Reading a file line by line in C++ can be done in some different ways.
[Fast] Loop with std::getline()
The simplest approach is to open an std::ifstream and loop using std::getline() calls. The code is clean and easy to understand.
#include <fstream>
std::ifstream file(FILENAME);
if (file.is_open()) {
std::string line;
while (std::getline(file, line)) {
// using printf() in all tests for consistency
printf("%s", line.c_str());
}
file.close();
}
[Fast] Use Boost's file_description_source
Another possibility is to use the Boost library, but the code gets a bit more verbose. The performance is quite similar to the code above (Loop with std::getline()).

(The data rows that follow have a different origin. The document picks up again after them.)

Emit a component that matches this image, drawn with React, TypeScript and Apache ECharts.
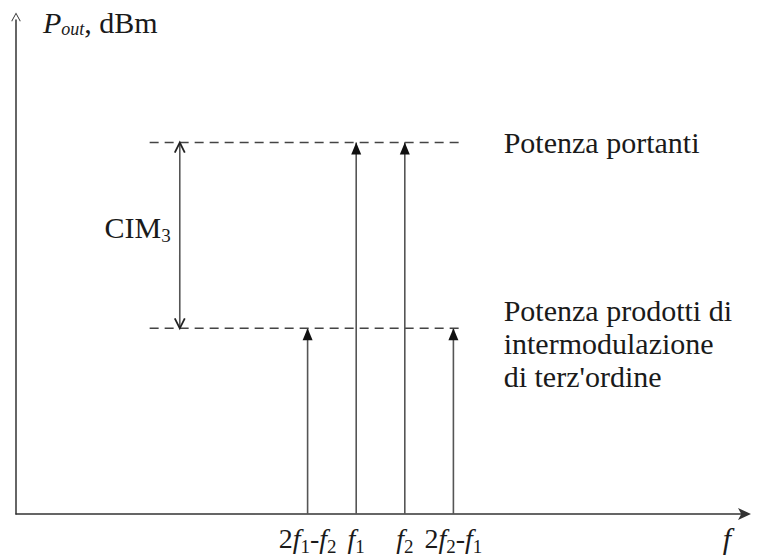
import React, { useEffect, useRef } from "react";
import * as echarts from "echarts";

const FONT = '"Liberation Serif", "Times New Roman", serif';

// Two carriers f1, f2 and their third-order intermodulation products
const toneFreqs = [6, 7, 8, 9];
const tonePower = [5, 10, 10, 5];
const toneTickLabels = [
  "{n|2}{i|f}{s|1}{n|-}{i|f}{s|2}",
  "{i|f}{s|1}",
  "{i|f}{s|2}",
  "{n|2}{i|f}{s|2}{n|-}{i|f}{s|1}",
];

// Reference power levels (dashed lines) and their captions
const carrierLevel = 10;
const imLevel = 5;
const levelSpan = [2.75, 9.15];
const carrierCaption = "Potenza portanti";
const imCaption = "Potenza prodotti di\nintermodulazione\ndi terz'ordine";

// CIM3 dimension arrow
const cimX = 3.37;
const cimCaption = "{n|CIM}{s|3}";

const xRange = [0, 15];
const yRange = [0, 13.3];

const INK = "#1a1a1a";
const LINE = "#555";

const richText = (size: number, sub: number, drop: number) => ({
  n: { fontFamily: FONT, fontSize: size, color: INK },
  i: { fontFamily: FONT, fontSize: size, fontStyle: "italic", color: INK },
  s: { fontFamily: FONT, fontSize: sub, color: INK, padding: [drop, 0, 0, 0] },
  si: { fontFamily: FONT, fontSize: sub, fontStyle: "italic", color: INK, padding: [drop, 0, 0, 0] },
});

const ARROW_UP = "path://M0,0 L5,12 L-5,12 Z";
const CHEVRON_UP = "path://M-5,10 L0,0 L5,10";
const CHEVRON_DOWN = "path://M-5,0 L0,10 L5,0";
const AXIS_CHEVRON = "path://M-5,9 L0,0 L5,9 L4.2,9.6 L0,1.8 L-4.2,9.6 Z";

export default function App() {
  const ref = useRef<HTMLDivElement>(null);

  useEffect(() => {
    document.body.style.margin = "0";
    const chart = echarts.init(ref.current!, null, { renderer: "svg" });

    const toneSeries = toneFreqs.map((f, k) => ({
      type: "line",
      silent: true,
      data: [
        { value: [f, 0], symbol: "none" },
        {
          value: [f, tonePower[k]],
          symbol: ARROW_UP,
          symbolSize: [10, 12],
          symbolOffset: [0, 6],
        },
      ],
      lineStyle: { color: LINE, width: 1.6 },
      itemStyle: { color: "#111" },
    }));

    const levelSeries = [
      { level: carrierLevel, caption: carrierCaption, dy: 0 },
      { level: imLevel, caption: imCaption, dy: 15 },
    ].map((d) => ({
      type: "line",
      silent: true,
      symbol: "none",
      data: [
        [levelSpan[0], d.level],
        [levelSpan[1], d.level],
      ],
      lineStyle: { color: "#444", width: 1.5, type: [9, 6] },
      endLabel: {
        show: true,
        formatter: d.caption,
        distance: 43,
        offset: [0, d.dy],
        fontFamily: FONT,
        fontSize: 30,
        lineHeight: 33,
        color: INK,
        align: "left",
        verticalAlign: "middle",
      },
    }));

    const cimSeries = {
      type: "line",
      silent: true,
      data: [
        {
          value: [cimX, imLevel],
          symbol: CHEVRON_DOWN,
          symbolSize: [10, 10],
          symbolOffset: [0, -5],
        },
        {
          value: [cimX, (imLevel + carrierLevel) / 2],
          symbol: "circle",
          symbolSize: 0,
          label: {
            show: true,
            position: "left",
            distance: 9,
            offset: [0, -8],
            formatter: cimCaption,
            rich: richText(30, 19, 16),
          },
        },
        {
          value: [cimX, carrierLevel],
          symbol: CHEVRON_UP,
          symbolSize: [10, 10],
          symbolOffset: [0, 5],
        },
      ],
      lineStyle: { color: LINE, width: 1.6 },
      itemStyle: { color: "none", borderColor: "#222", borderWidth: 1.8 },
    };

    chart.setOption({
      animation: false,
      grid: { left: 16, right: 15, top: 20, bottom: 44, containLabel: false },
      xAxis: {
        type: "value",
        min: xRange[0],
        max: xRange[1],
        name: "f",
        nameLocation: "end",
        nameGap: -18,
        nameTextStyle: {
          fontFamily: FONT,
          fontSize: 30,
          fontStyle: "italic",
          color: INK,
          align: "center",
          verticalAlign: "top",
          padding: [9, 0, 0, 0],
        },
        axisLine: {
          show: true,
          symbol: ["none", "arrow"],
          symbolSize: [9, 13],
          symbolOffset: [0, 6],
          lineStyle: { color: "#333", width: 1.5 },
        },
        axisTick: { show: false },
        splitLine: { show: false },
        axisLabel: {
          customValues: toneFreqs,
          margin: 7,
          formatter: (v: number) => toneTickLabels[toneFreqs.indexOf(v)] ?? "",
          rich: richText(28, 19, 16),
        },
      },
      yAxis: {
        type: "value",
        min: yRange[0],
        max: yRange[1],
        name: "{i|P}{si|out}{n|, dBm}",
        nameLocation: "end",
        nameGap: -2,
        nameTextStyle: {
          align: "left",
          verticalAlign: "middle",
          padding: [0, 0, 0, 27],
          rich: richText(30, 18, 14),
        },
        axisLine: {
          show: true,
          symbol: ["none", AXIS_CHEVRON],
          symbolSize: [10, 9],
          symbolOffset: [0, 3],
          lineStyle: { color: "#333", width: 1.5 },
        },
        axisTick: { show: false },
        splitLine: { show: false },
        axisLabel: { show: false },
      },
      series: [...levelSeries, ...toneSeries, cimSeries],
    });

    return () => chart.dispose();
  }, []);

  return <div ref={ref} style={{ width: 760, height: 558 }} />;
}
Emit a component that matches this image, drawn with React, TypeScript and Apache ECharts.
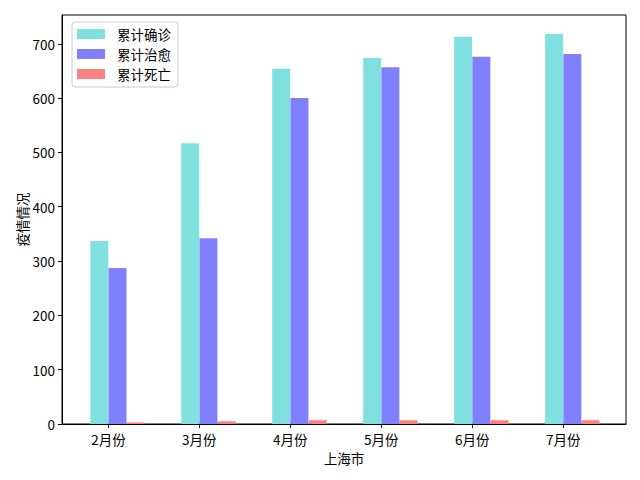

#include <boost/iostreams/device/file_descriptor.hpp>
#include <boost/iostreams/stream.hpp>
#include <fcntl.h>
namespace io = boost::iostreams;
void readLineByLineBoost() {
int fdr = open(FILENAME, O_RDONLY);
if (fdr >= 0) {
io::file_descriptor_source fdDevice(fdr, io::file_descriptor_flags::close_handle);
io::stream <io::file_descriptor_source> in(fdDevice);
if (fdDevice.is_open()) {
std::string line;
while (std::getline(in, line)) {
// using printf() in all tests for consistency
printf("%s", line.c_str());
}
fdDevice.close();
}
}
}
[Fastest] Use C code
If performance is critical for your software, you may consider using the C language. This code can be 4-5 times faster than the C++ versions above, see benchmark below
FILE* fp = fopen(FILENAME, "r");
if (fp == NULL)
exit(EXIT_FAILURE);
char* line = NULL;
size_t len = 0;
while ((getline(&line, &len, fp)) != -1) {
// using printf() in all tests for consistency
printf("%s", line);
}
fclose(fp);
if (line)
free(line);
Benchmark -- Which one is faster?
I have done some performance benchmarks with the code above and the results are interesting. I have tested the code with ASCII files that contain 100,000 lines, 1,000,000 lines and 10,000,000 lines of text. Each line of text contains 10 words in average. The program is compiled with -O3
optimization and its output is forwarded to /dev/null
in order to remove the logging time variable from the measurement. Last, but not least, each piece of code logs each line with the printf()
function for consistency.
The results show the time (in ms) that each piece of code took to read the files.
The performance difference between the two C++ approaches is minimal and shouldn't make any difference in practice. The performance of the C code is what makes the benchmark impressive and can be a game changer in terms of speed.
10K lines 100K lines 1000K lines
Loop with std::getline() 105ms 894ms 9773ms
Boost code 106ms 968ms 9561ms
C code 23ms 243ms 2397ms